Portability

This guide explains what you need to do to move a pytask project between machines and why the lockfile is central to that process.

See also

The lockfile format and behavior are documented in the reference guide.

How to port a project

Use this checklist when you move a project to another machine or environment.

  1. Update state once on the source machine.

    Run a normal build so pytask.lock is up to date:

    $ pytask build
    

    If you already have a recent lockfile and up-to-date outputs, you can skip this step.

  2. Ship the right files.

    Commit pytask.lock to your repository and move it with the project. In practice, you should move:

    • the project files tracked in version control (source, configuration, data inputs and pytask.lock)

    • the build artifacts you want to reuse (often in bld/ if you follow the tutorial layout)

    • the .pytask folder in case you are using the data catalog and it manages some of the files

  3. Files outside the project

    If you have files outside the project root (the folder with the pyproject.toml file), you need to make sure that the same relative layout exists on the target machine.

  4. Run pytask on the target machine.

    When states match, tasks are skipped. When they differ, tasks run and the lockfile is updated.

What makes a project portable

There are two things that must stay stable across machines:

First, task and node IDs must be stable. An ID is the unique identifier that ties a task or node to an entry in pytask.lock. pytask builds these IDs from project-relative paths anchored at the project root, so most users do not need to do anything. If you implement custom nodes, make sure their IDs remain project-relative and stable across machines.

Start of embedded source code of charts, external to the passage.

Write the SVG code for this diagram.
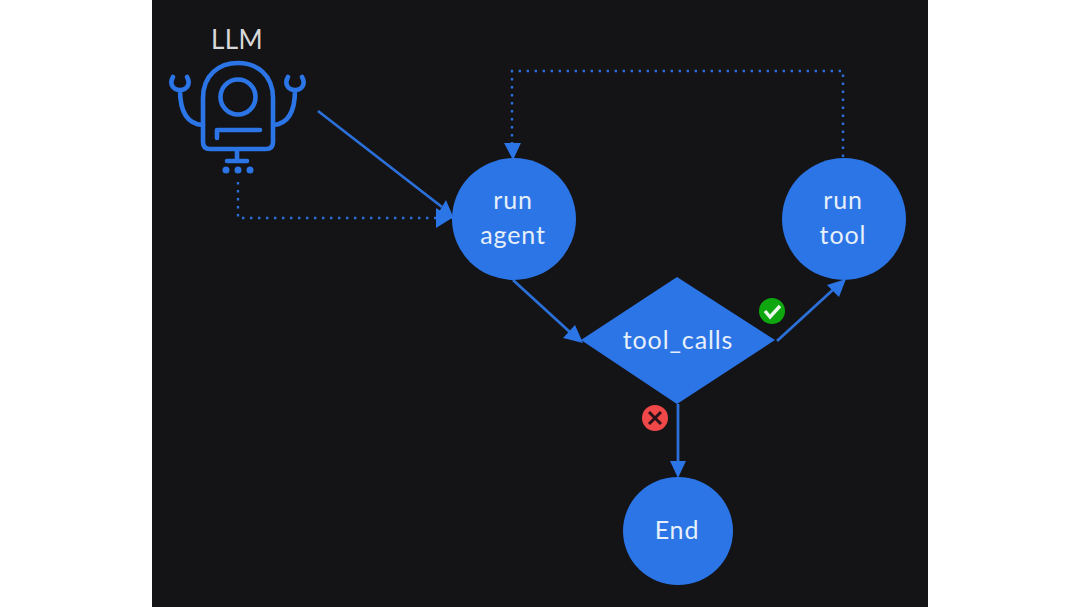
<svg xmlns="http://www.w3.org/2000/svg" width="1080" height="607" viewBox="0 0 1080 607">
<defs>
<style>
.node{fill:#2b75e6}
.lbl{font-family:Lato,"Liberation Sans",sans-serif;font-size:25px;fill:#e6effa;text-anchor:middle;letter-spacing:.9px}
.solid{fill:none;stroke:#2b6fd8;stroke-width:2.8}
.dot{fill:none;stroke:#2b6fd8;stroke-width:2.4;stroke-dasharray:2.4 5.6}
.robot{fill:none;stroke:#2b75e6;stroke-width:4.6;stroke-linecap:round;stroke-linejoin:round}
.head{fill:#2b75e6}
</style>
</defs>
<rect width="1080" height="607" fill="#ffffff"/>
<rect x="152" y="0" width="776" height="607" fill="#141316"/>
<g id="connectors">
<path class="solid" d="M318 111L442 207"/>
<polygon class="head" points="454,219 436,217 446,200"/>
<path class="dot" d="M238 182V218H438"/>
<polygon class="head" points="452,218 436,228 436,208"/>
<path class="dot" d="M843 157V71H512V145"/>
<polygon class="head" points="513,160 504,143 521,143"/>
<path class="solid" d="M513 280L572 334"/>
<polygon class="head" points="583,343 563,338 575,325"/>
<path class="solid" d="M777 341L836 287"/>
<polygon class="head" points="846,279 839,297 827,285"/>
<path class="solid" d="M678 404V465"/>
<polygon class="head" points="678,478 670,461 686,461"/>
</g>
<g id="llm">
<text class="lbl" x="237" y="49" style="fill:#d8d8d8;font-size:26px;letter-spacing:.4px">LLM</text>
<path class="robot" d="M203 142V98C203 75 219 63 238 63C257 63 273 75 273 98V142Q273 149 266 149H210Q203 149 203 142Z"/>
<circle class="robot" cx="238" cy="97" r="17.500"/>
<path class="robot" d="M217 138V130H260"/>
<path class="robot" d="M173 77C169 84 173 90 180 90C187 90 191 84 187 77M180 90C180 110 186 124 203 125"/>
<path class="robot" d="M288 77C284 84 288 90 295 90C302 90 306 84 302 77M295 90C295 110 289 124 273 125"/>
<path class="robot" d="M237 150V161M227 161H247"/>
<circle class="head" cx="226" cy="170" r="3.500"/><circle class="head" cx="238" cy="170" r="3.500"/><circle class="head" cx="250" cy="170" r="3.500"/>
</g>
<g id="run-agent">
<ellipse class="node" cx="514" cy="219" rx="62" ry="61"/>
<text class="lbl" x="513" y="209">run</text>
<text class="lbl" x="513" y="244">agent</text>
</g>
<g id="run-tool">
<ellipse class="node" cx="844" cy="219" rx="62" ry="61"/>
<text class="lbl" x="843" y="209">run</text>
<text class="lbl" x="843" y="244">tool</text>
</g>
<g id="tool-calls">
<polygon class="node" points="677,277 775,340 677,404 581,340"/>
<text class="lbl" x="678" y="349">tool_calls</text>
</g>
<g id="end">
<ellipse class="node" cx="678" cy="531" rx="55" ry="54"/>
<text class="lbl" x="677" y="539">End</text>
</g>
<g id="yes">
<circle cx="772" cy="311" r="13" fill="#0fa70f"/>
<path d="M765 311L770 317L780 306" fill="none" stroke="#ecf8ec" stroke-width="3.400"/>
</g>
<g id="no">
<circle cx="655" cy="418" r="13" fill="#f04848"/>
<path d="M649 412L661 424M661 412L649 424" fill="none" stroke="#2a1218" stroke-width="3"/>
</g>
</svg>
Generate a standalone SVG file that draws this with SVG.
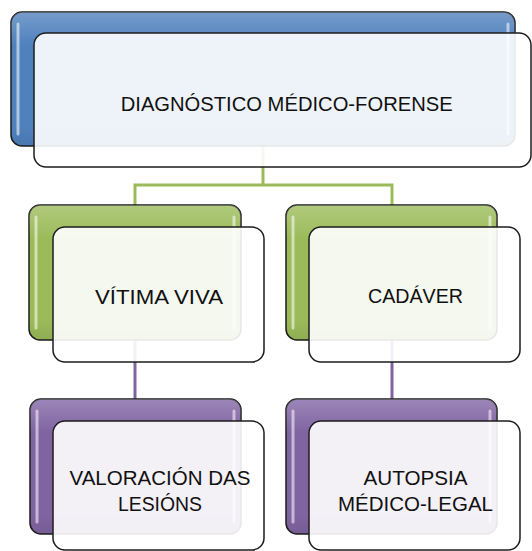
<svg xmlns="http://www.w3.org/2000/svg" width="532" height="551" viewBox="0 0 532 551">
<defs>
<linearGradient id="sheen" x1="0" y1="0" x2="0" y2="1">
<stop offset="0" stop-color="#ffffff" stop-opacity="0.22"/>
<stop offset="0.25" stop-color="#ffffff" stop-opacity="0"/>
<stop offset="0.85" stop-color="#000000" stop-opacity="0"/>
<stop offset="1" stop-color="#000000" stop-opacity="0.08"/>
</linearGradient>
</defs>
<style>
.back{stroke:#1c1c1c;stroke-width:1.5}
.blue{fill:#4f81bd}
.green{fill:#9bbb59}
.purple{fill:#8064a2}
.sheen{fill:url(#sheen);stroke:none}
.hl{stroke:#ffffff;stroke-opacity:0.55;stroke-width:3;stroke-linecap:round;fill:none}
.front{fill:#ffffff;fill-opacity:0.9;stroke:#1c1c1c;stroke-width:1.5}
.lbl{font-family:"Liberation Sans",Arial,sans-serif;font-size:21px;fill:#111111;text-anchor:middle}
.conn{fill:none;stroke-width:3}
</style>
<rect width="532" height="551" fill="#ffffff"/>
<g id="connectors">
<path class="conn" stroke="#9bbb59" d="M263 146 V185 M135 205 V185 H392 V205"/>
<path class="conn" stroke="#8064a2" d="M135 340 V399 M392 340 V399"/>
</g>
<g id="node-root">
<rect class="back blue" x="11" y="12" width="504" height="134" rx="11"/>
<rect class="sheen" x="11" y="12" width="504" height="134" rx="11"/>
<path class="hl" d="M18 24 V134 M508 24 V134"/>
<rect class="front" x="34" y="33" width="497" height="134" rx="12"/>
<text class="lbl" x="286.7" y="111" textLength="332" lengthAdjust="spacingAndGlyphs">DIAGNÓSTICO MÉDICO-FORENSE</text>
</g>
<g id="node-vitima">
<rect class="back green" x="29" y="205" width="212" height="135" rx="11"/>
<rect class="sheen" x="29" y="205" width="212" height="135" rx="11"/>
<path class="hl" d="M36 217 V328 M234 217 V328"/>
<rect class="front" x="53" y="227" width="211" height="135" rx="12"/>
<text class="lbl" x="159" y="304" textLength="128" lengthAdjust="spacingAndGlyphs">VÍTIMA VIVA</text>
</g>
<g id="node-cadaver">
<rect class="back green" x="286" y="205" width="211" height="135" rx="11"/>
<rect class="sheen" x="286" y="205" width="211" height="135" rx="11"/>
<path class="hl" d="M293 217 V328 M490 217 V328"/>
<rect class="front" x="309" y="227" width="211" height="135" rx="12"/>
<text class="lbl" x="415.5" y="303" textLength="95" lengthAdjust="spacingAndGlyphs">CADÁVER</text>
</g>
<g id="node-valoracion">
<rect class="back purple" x="30" y="399" width="211" height="135" rx="11"/>
<rect class="sheen" x="30" y="399" width="211" height="135" rx="11"/>
<path class="hl" d="M37 411 V522 M234 411 V522"/>
<rect class="front" x="53" y="421" width="211" height="129" rx="12"/>
<text class="lbl" x="160" y="485" textLength="181" lengthAdjust="spacingAndGlyphs">VALORACIÓN DAS</text>
<text class="lbl" x="160" y="511" textLength="84" lengthAdjust="spacingAndGlyphs">LESIÓNS</text>
</g>
<g id="node-autopsia">
<rect class="back purple" x="286" y="399" width="211" height="135" rx="11"/>
<rect class="sheen" x="286" y="399" width="211" height="135" rx="11"/>
<path class="hl" d="M293 411 V522 M490 411 V522"/>
<rect class="front" x="309" y="421" width="211" height="129" rx="12"/>
<text class="lbl" x="415.5" y="485" textLength="104" lengthAdjust="spacingAndGlyphs">AUTOPSIA</text>
<text class="lbl" x="415.5" y="511" textLength="155" lengthAdjust="spacingAndGlyphs">MÉDICO-LEGAL</text>
</g>
</svg>
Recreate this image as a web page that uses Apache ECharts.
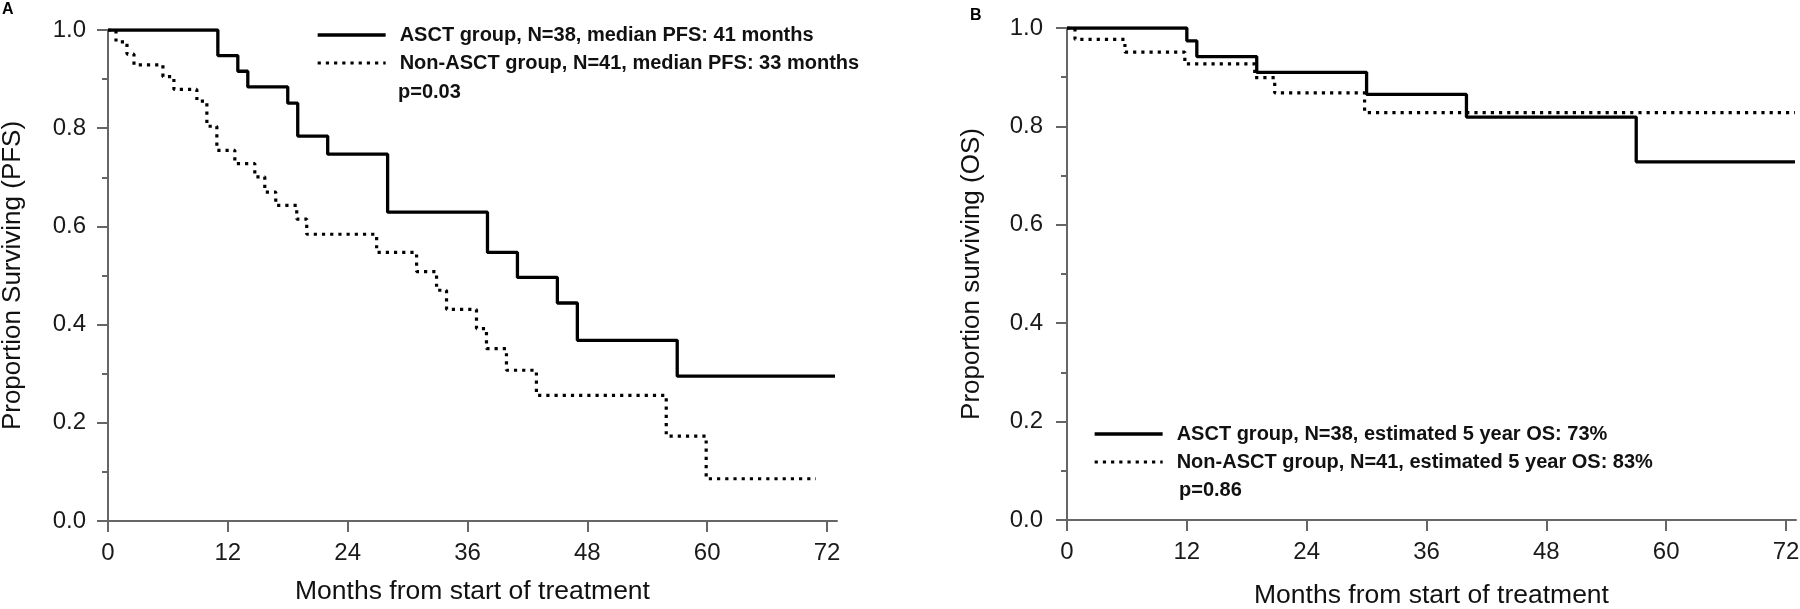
<!DOCTYPE html>
<html>
<head>
<meta charset="utf-8">
<title>PFS / OS</title>
<script src="https://cdn.jsdelivr.net/npm/echarts@6/dist/echarts.min.js"></script>
<style>
  html, body { margin: 0; padding: 0; background: #fff; }
  #chart { width: 1800px; height: 609px; }
</style>
</head>
<body>
<div id="chart"></div>
<script>
// ticks (months / proportion)
const monthTicks = [0, 12, 24, 36, 48, 60, 72]

// A: progression-free survival
const asctPfsT = [0, 11, 13, 14, 18, 19, 22, 28, 38, 41, 45, 47, 57, 72.8]
const asctPfsS = [1, 0.948, 0.916, 0.884, 0.851, 0.784, 0.747, 0.629, 0.547, 0.496, 0.444, 0.368, 0.295, 0.295]
const nonPfsT = [0, 0.8, 1.9, 2.6, 5.5, 6.6, 8.9, 9.9, 10.9, 12.7, 14.7, 15.7, 16.8, 18.9, 19.9, 26.9, 30.9, 32.9, 33.9, 36.9, 37.9, 39.9, 42.9, 55.9, 59.9, 70.9]
const nonPfsS = [1, 0.976, 0.951, 0.929, 0.905, 0.879, 0.855, 0.804, 0.755, 0.728, 0.701, 0.670, 0.643, 0.615, 0.584, 0.547, 0.508, 0.470, 0.431, 0.392, 0.351, 0.307, 0.256, 0.173, 0.086, 0.086]

// B: overall survival
const asctOsT = [0, 12, 13, 19, 30, 40, 57, 72.9]
const asctOsS = [1, 0.974, 0.942, 0.910, 0.865, 0.819, 0.728, 0.728]
const nonOsT = [0, 0.8, 5.8, 11.8, 18.8, 20.8, 29.8, 72.9]
const nonOsS = [1, 0.977, 0.951, 0.927, 0.899, 0.868, 0.828, 0.828]

const nameAsctA = 'ASCT group, N=38, median PFS: 41 months'
const nameNonA = 'Non-ASCT group, N=41, median PFS: 33 months'
const nameAsctB = 'ASCT group, N=38, estimated 5 year OS: 73%'
const nameNonB = 'Non-ASCT group, N=41, estimated 5 year OS: 83%'

const FONT = '"Liberation Sans", Arial, Helvetica, sans-serif'
const AXIS_COLOR = '#666'

function pairs (t, s) {
  return t.map((v, i) => [v, s[i]])
}

function xAxisOf (gridIndex, nameGap) {
  return {
    type: 'value',
    gridIndex: gridIndex,
    min: 0,
    max: 73,
    name: 'Months from start of treatment',
    nameLocation: 'middle',
    nameGap: nameGap,
    nameTextStyle: {color: '#111', fontSize: 26.5, fontFamily: FONT},
    axisLine: {show: true, onZero: false, lineStyle: {color: AXIS_COLOR, width: 2}},
    axisTick: {show: true, length: 11, customValues: monthTicks, lineStyle: {color: AXIS_COLOR, width: 2}},
    axisLabel: {show: true, customValues: monthTicks, margin: 20, color: '#1a1a1a', fontSize: 24, fontFamily: FONT},
    splitLine: {show: false}
  }
}

function yAxisOf (gridIndex, name, labelMargin) {
  return {
    type: 'value',
    gridIndex: gridIndex,
    min: 0,
    max: 1,
    interval: 0.2,
    name: name,
    nameLocation: 'middle',
    nameGap: 82,
    nameTextStyle: {color: '#111', fontSize: 26, fontFamily: FONT},
    axisLine: {show: true, onZero: false, lineStyle: {color: AXIS_COLOR, width: 2}},
    axisTick: {show: true, length: 11, lineStyle: {color: AXIS_COLOR, width: 2}},
    minorTick: {show: true, splitNumber: 2, length: 6, lineStyle: {color: AXIS_COLOR, width: 2}},
    axisLabel: {
      margin: labelMargin,
      color: '#1a1a1a',
      fontSize: 24,
      fontFamily: FONT,
      formatter: function (v) { return v.toFixed(1) }
    },
    splitLine: {show: false}
  }
}

function kmSeries (name, idx, data, dotted) {
  return {
    name: name,
    type: 'line',
    xAxisIndex: idx,
    yAxisIndex: idx,
    step: 'end',
    symbol: 'none',
    showSymbol: false,
    data: data,
    lineStyle: dotted
      ? {color: '#000', width: 3.2, type: [3.2, 5], cap: 'butt'}
      : {color: '#000', width: 3.3, type: 'solid'},
    itemStyle: {color: '#000'},
    emphasis: {disabled: true},
    animation: false
  }
}

function legendOf (left, top, names) {
  return {
    data: names,
    orient: 'vertical',
    left: left,
    top: top,
    padding: 0,
    itemWidth: 68,
    itemHeight: 20,
    itemGap: 8,
    selectedMode: false,
    // only the line sample, no marker
    itemStyle: {color: 'rgba(0,0,0,0)', borderWidth: 0, opacity: 0},
    lineStyle: {width: 'inherit'},
    textStyle: {color: '#111', fontSize: 20, fontWeight: 'bold', fontFamily: FONT, padding: [0, 0, 0, 9]}
  }
}

const chart = echarts.init(document.getElementById('chart'), null, {renderer: 'canvas'})

chart.setOption({
  backgroundColor: '#fff',
  animation: false,
  grid: [
    {left: 108, top: 30, width: 729, height: 491, outerBoundsMode: 'none'},
    {left: 1067, top: 28, width: 729, height: 492, outerBoundsMode: 'none'}
  ],
  xAxis: [xAxisOf(0, 57), xAxisOf(1, 62)],
  yAxis: [
    yAxisOf(0, 'Proportion Surviving (PFS)', 22),
    yAxisOf(1, 'Proportion surviving (OS)', 24)
  ],
  legend: [
    legendOf(316, 25, [nameAsctA, nameNonA]),
    legendOf(1093, 424, [nameAsctB, nameNonB])
  ],
  graphic: [
    {type: 'text', x: 2, y: 10, style: {text: 'A', fill: '#000', font: 'bold 16px ' + FONT, verticalAlign: 'middle'}},
    {type: 'text', x: 970, y: 16, style: {text: 'B', fill: '#000', font: 'bold 16px ' + FONT, verticalAlign: 'middle'}},
    {type: 'text', x: 398, y: 92, style: {text: 'p=0.03', fill: '#111', font: 'bold 20px ' + FONT, verticalAlign: 'middle'}},
    {type: 'text', x: 1179, y: 490, style: {text: 'p=0.86', fill: '#111', font: 'bold 20px ' + FONT, verticalAlign: 'middle'}}
  ],
  series: [
    kmSeries(nameAsctA, 0, pairs(asctPfsT, asctPfsS), false),
    kmSeries(nameNonA, 0, pairs(nonPfsT, nonPfsS), true),
    kmSeries(nameAsctB, 1, pairs(asctOsT, asctOsS), false),
    kmSeries(nameNonB, 1, pairs(nonOsT, nonOsS), true)
  ]
})
</script>
</body>
</html>
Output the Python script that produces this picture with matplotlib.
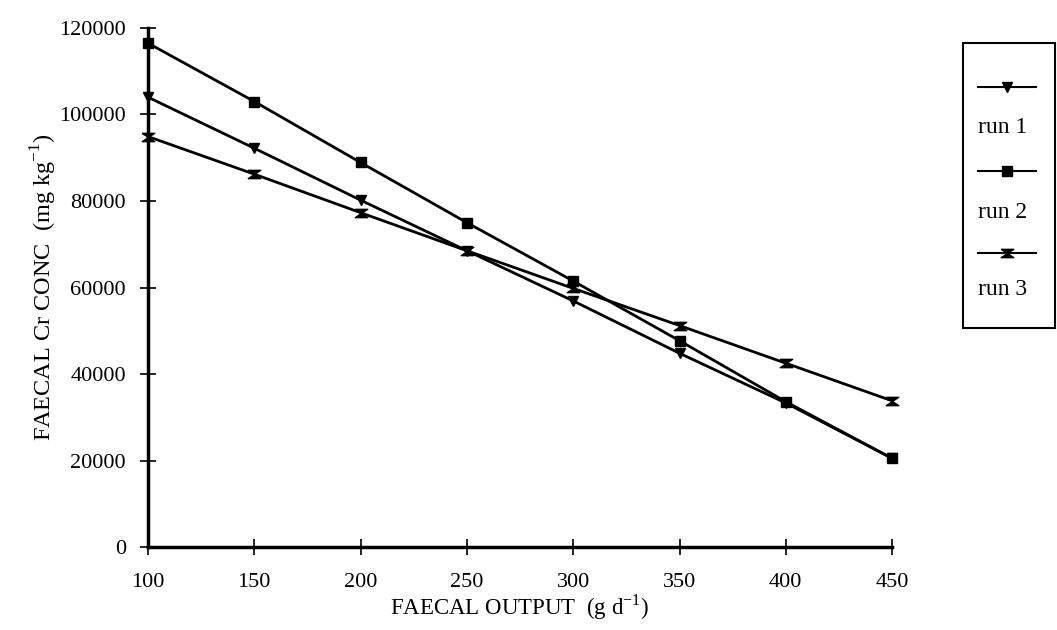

Second, state values must be portable. The lockfile stores opaque state strings from PNode.state() and PTask.state(), and pytask uses them to decide whether a task is up to date. Content hashes are portable; timestamps or absolute paths are not. This mostly matters when you define custom nodes or custom hash functions.

Tips for stable state values

  • Prefer file content hashes over timestamps for custom nodes.

  • For PythonNode values that are not natively stable, provide a custom hash function.

  • Avoid machine-specific paths or timestamps in custom state() implementations.

See also

For custom nodes, see Writing custom nodes. For hashing guidance, see Hashing inputs of tasks.

Cleaning up the lockfile

pytask.lock is updated incrementally. Entries are only replaced when the corresponding tasks run. If tasks are removed or renamed, their old entries remain as stale data and are ignored.

To clean up stale entries without deleting the file, run:

$ pytask build --clean-lockfile

This rewrites the lockfile after a successful build with only the currently collected tasks and their current state values.